Construct is great, but the only thing it has going for it in these discussions is wanton fanboyism, something clickteam supporters are just as guilty of. And frankly, that shouldn't be the case- they are not just similar products with similar communities, but rather the latter is largely the same. There shouldn't be any bitterness there. I think its more important to take a objective point of view and just look at what it has going for it, before you swear by either.
And frankly, by the time you are strong enough at programming to be able to argue meaningfully for either of them, you should already be primarily C or Java or SQL or whatever, anyway.
Can't quite agree with Pixelthief, although many of his points are valid. Of course there are reasons to choose Construct over MMF. Some of which he mentions himself. Not only are we talking a "stronger, more efficient and sleeker engine", but also a vastly superior event editor and easier syntax. It gives me a headache trying to achieve even a remotely complex event structure in MMF's editor. There is a reason many of the current Construct users are former users of Clickteam products. Just like myself. Which has nothing to do with fanboyism, but common sense to choose the superior tool. Like others have already mentioned, I would only use MMF for the ability to export the game to different platforms. That's the main thing it still has going for it. A temporary advantage, seeing the multi-platform design of Construct 2.

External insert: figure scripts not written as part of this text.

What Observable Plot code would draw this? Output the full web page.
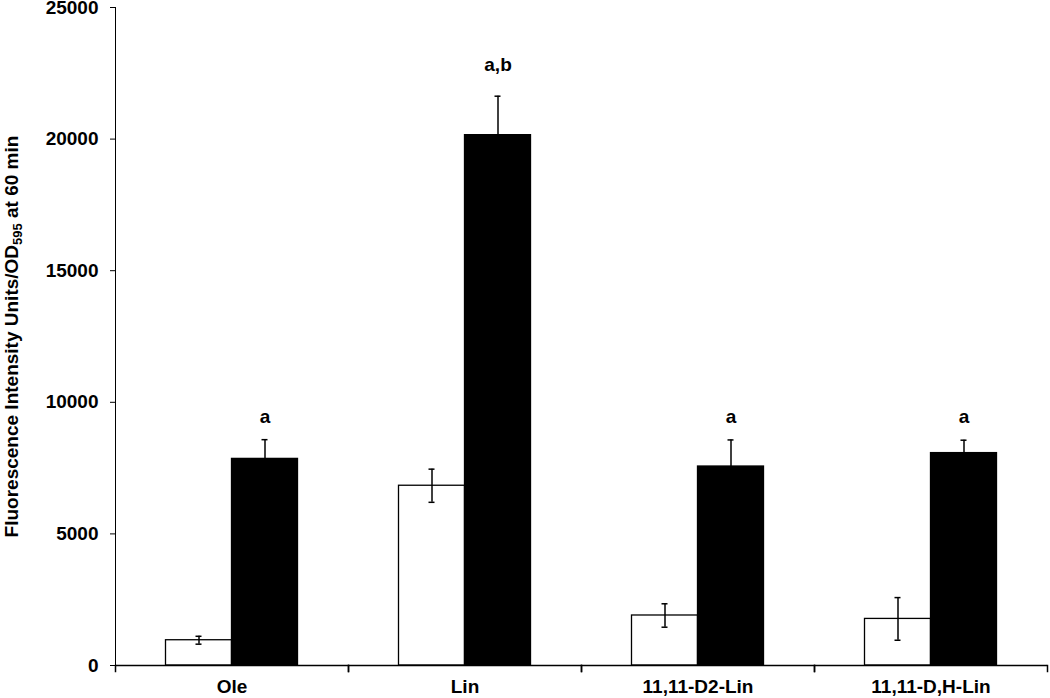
<!DOCTYPE html>
<html><head><meta charset="utf-8">
<script src="https://cdn.jsdelivr.net/npm/d3@7"></script>
<script src="https://cdn.jsdelivr.net/npm/@observablehq/plot@0.6"></script>
<style>body{margin:0;background:#fff}</style>
</head><body><div id="chart"></div>
<script>
const categories = ["Ole", "Lin", "11,11-D2-Lin", "11,11-D,H-Lin"];
const series = ["open", "filled"];
const seriesFill = ["white", "black"];
const openMean = [960, 6830, 1900, 1770];
const openErr = [150, 630, 445, 810];
const filledMean = [7850, 20150, 7560, 8070];
const filledErr = [730, 1480, 1010, 490];
const sigText = ["a", "a,b", "a", "a"];
const sigValue = [9450, 22800, 9450, 9450];
const yTicks = [0, 5000, 10000, 15000, 20000, 25000];
const yLabelMain = "Fluorescence Intensity Units/OD";
const yLabelSub = "595";
const yLabelTail = " at 60 min";

const rows = [];
categories.forEach((c, i) => {
  rows.push({cat: c, s: series[0], v: openMean[i], e: openErr[i]});
  rows.push({cat: c, s: series[1], v: filledMean[i], e: filledErr[i]});
});
const sigRows = categories.map((c, i) => ({cat: c, s: series[1], y: sigValue[i], t: sigText[i]}));

const W = 1050, H = 698, mt = 7, mb = 33, ml = 114.5, mr = 2;
const plot = Plot.plot({
  width: W, height: H,
  marginTop: mt, marginBottom: mb, marginLeft: ml, marginRight: mr,
  style: {fontFamily: "'Liberation Sans', Arial, sans-serif", fontSize: "19px", fontWeight: "bold", color: "black", background: "white"},
  fx: {domain: categories, padding: 0, label: null, axis: "bottom", tickSize: 0, tickPadding: 14},
  x: {domain: series, paddingInner: 0, paddingOuter: 0.742, axis: null},
  y: {domain: [0, 25000], ticks: yTicks, tickFormat: d => String(d), tickSize: 5, tickPadding: 12,
      line: true, label: yLabelMain + yLabelSub + yLabelTail, labelAnchor: "center", labelOffset: 111, labelArrow: "none"},
  color: {domain: series, range: seriesFill},
  marks: [
    Plot.barY(rows, {fx: "cat", x: "s", y: "v", fill: "s", stroke: "black", strokeWidth: 1.3}),
    Plot.ruleX(rows, {fx: "cat", x: "s", y1: d => d.v - d.e, y2: d => d.v + d.e, strokeWidth: 1.5}),
    Plot.tickY(rows, {fx: "cat", x: "s", y: d => d.v + d.e, insetLeft: 30, insetRight: 30, strokeWidth: 1.5}),
    Plot.tickY(rows, {fx: "cat", x: "s", y: d => d.v - d.e, insetLeft: 30, insetRight: 30, strokeWidth: 1.5}),
    Plot.text(sigRows, {fx: "cat", x: "s", y: "y", text: "t", fill: "black"}),
    Plot.ruleY([0], {strokeWidth: 1.5}),
    Plot.frame({anchor: "left", insetTop: H - mt - mb, insetBottom: -6, strokeWidth: 1.5}),
    Plot.frame({anchor: "right", insetTop: H - mt - mb, insetBottom: -6, strokeWidth: 1.5})
  ]
});
const lab = d3.select(plot).select('g[aria-label="y-axis label"] text');
if (!lab.empty()) {
  lab.text(null).style("white-space", "pre");
  lab.append("tspan").text(yLabelMain);
  lab.append("tspan").attr("font-size", "13px").attr("dy", "4").text(yLabelSub);
  lab.append("tspan").attr("dy", "-4").text(yLabelTail);
}
document.getElementById("chart").appendChild(plot);
</script>
</body></html>
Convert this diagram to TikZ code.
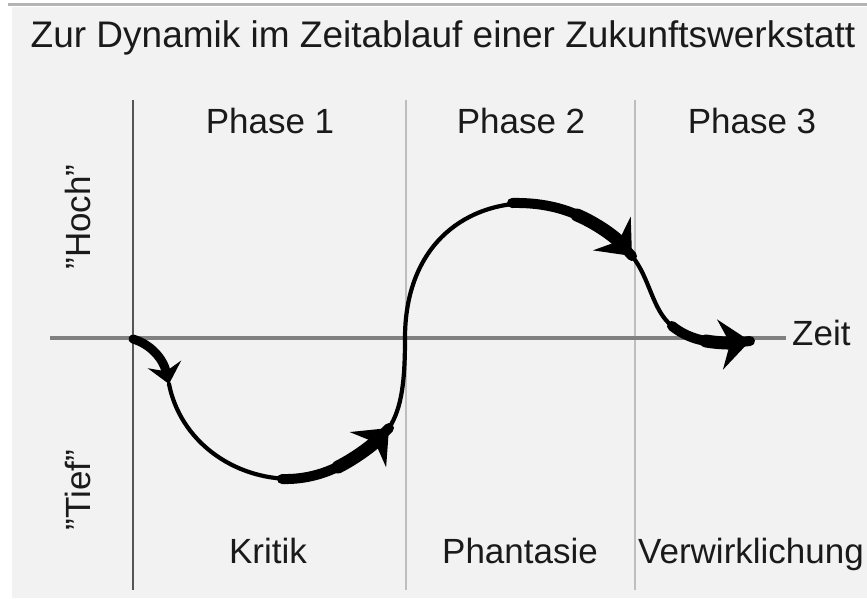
\documentclass[tikz,border=0pt]{standalone}
\usepackage{fontspec}
\setmainfont{Liberation Sans}
\usepackage{xcolor}
\usetikzlibrary{arrows.meta}
\definecolor{panel}{HTML}{F2F2F2}
\definecolor{framegray}{HTML}{B4B4B4}
\definecolor{axisgray}{HTML}{808080}
\definecolor{yaxisgray}{HTML}{555555}
\definecolor{rulegray}{HTML}{BEBEBE}
\definecolor{ink}{HTML}{1A1A1A}
\tikzset{
  lbl/.style={font=\fontsize{35}{40}\selectfont, text=ink, anchor=base, inner sep=0pt},
  ttl/.style={lbl, font=\fontsize{37}{42}\selectfont},
  vlbl/.style={lbl, rotate=90},
  divider/.style={draw=rulegray, line width=2pt},
  thinline/.style={draw=black, line width=4.2pt, line cap=round},
  brushbase/.style={draw=black, line width=10pt, line cap=round},
  brush/.style={draw=black, line width=13pt, line cap=round,
                -{Stealth[length=30pt, width=50pt, inset=10pt]}},
  smallbrush/.style={brush, line width=9pt,
                -{Stealth[length=20pt, width=34pt, inset=7pt]}}
}
\newcommand{\qt}[1]{\symbol{34}#1\symbol{34}}

\begin{document}
\begin{tikzpicture}[x=1pt, y=-1pt]
  \useasboundingbox (0,0) rectangle (867,598);
  \fill[white] (0,0) rectangle (867,598);
  \fill[panel] (12,7) rectangle (867,598);
  \draw[framegray, line width=3pt] (8,4) -- (867,4);

  % title and phase headings
  \node[ttl] (title) at (443,47) {Zur Dynamik im Zeitablauf einer Zukunftswerkstatt};
  \node[lbl] (ph1) at (270,133) {Phase 1};
  \node[lbl] (ph2) at (521,133) {Phase 2};
  \node[lbl] (ph3) at (752,133) {Phase 3};
  \node[lbl] (kritik) at (268,563) {Kritik};
  \node[lbl] (phant) at (520,563) {Phantasie};
  \node[lbl] (verw) at (751,563) {Verwirklichung};
  \node[vlbl] (hoch) at (90,217) {\qt{Hoch}};
  \node[vlbl] (tief) at (90,490) {\qt{Tief}};

  % axes and phase borders
  \coordinate (ytop) at (133,100); \coordinate (ybot) at (133,590);
  \coordinate (d1top) at (406,100); \coordinate (d1bot) at (406,590);
  \coordinate (d2top) at (635,100); \coordinate (d2bot) at (635,590);
  \draw[divider] (d1top) -- (d1bot);
  \draw[divider] (d2top) -- (d2bot);
  \coordinate (xa) at (50,338); \coordinate (xb) at (786,338);
  \draw[axisgray, line width=4pt] (xa) -- (xb);
  \draw[yaxisgray, line width=2.5pt] (ytop) -- (ybot);
  \node[lbl, anchor=base west] (zeit) at (792,345) {Zeit};

  % the course of the workshop
  \coordinate (start) at (133,339);
  \coordinate (tip1) at (169,384);
  \coordinate (low) at (292,479);
  \coordinate (b2) at (282,479); \coordinate (m2) at (338,467);
  \coordinate (tip2) at (389,428);
  \coordinate (cross) at (405,338);
  \coordinate (peak) at (530,203);
  \coordinate (b3) at (512,203); \coordinate (m3) at (577,215);
  \coordinate (tip3) at (632,256);
  \coordinate (turn) at (672,326); \coordinate (m4) at (706,341);
  \coordinate (tip4) at (750,341);
  \draw[thinline] (tip1) .. controls (180,440) and (232,479) .. (low);
  \draw[thinline] (tip2) .. controls (402,408) and (405,380) .. (cross)
    .. controls (405,250) and (460,203) .. (peak);
  \draw[thinline] (tip3) .. controls (650,278) and (652,310) .. (turn);
  \draw[smallbrush] (start) .. controls (150,344) and (163,358) .. (tip1);
  \draw[brushbase] (b2) .. controls (322,480) and (356,462) .. (tip2);
  \draw[brush] (m2) .. controls (355.75,458) and (372.5,445) .. (tip2);
  \draw[brushbase] (b3) .. controls (560,202) and (598,218) .. (tip3);
  \draw[brush] (m3) .. controls (597,223.5) and (615,237) .. (tip3);
  \draw[brushbase] (turn) .. controls (692,342) and (716,345) .. (tip4);
  \draw[brush] (m4) .. controls (718.5,343.25) and (733,343) .. (tip4);
\end{tikzpicture}
\end{document}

I don't want to diss Clickteam or put Scirra on a pedestal, I couldn't care less. If Bin Laden made the next great WYSIWYG game creator app, I would be all over that. One has to use the tool that does the job best, it's as simple as that.
And if you still sport the opinion that Construct 1 isn't up to the task of creating a game of commercial quality, you probably haven't seen the following videos yet:
The Animations in Yokai totally let it down. The character moves faster than his running animation. Also, you're pretty much going by the artwork, claiming that they're "commercial quality", but if you take that away, they're pretty much regular platformers that could quite easily be made in MMF2.
I can translate pretty much any algorithm into any programming language, be it from C to MMF2 to Construct to Lua to Java. They are all just different syntaxes doing the same thing. I can't imagine that a talented coder would have any problems understanding what makes MMF2 tick and provide any disadvantage over Construct in terms of grokkability, considering its set up with specifically that in mind. In fact, quite to the opposite, the core reason for using either product being rapid prototyping, it is, by general, far easier to do such things in MMF2, where default movements and extensions are plentiful to cut down on coding, which is precisely the point.
Its not an argument about which is a stronger or more elegant language with greater power for talented programmers. To be honest thats almost antithetical
Originally Posted by -Adam- you're pretty much going by the artwork, claiming that they're "commercial quality", but if you take that away, they're pretty much regular platformers that could quite easily be made in MMF2.
I was going to say this earlier, but figured I'd just get called an asshole for doing so, LOL. Thanks.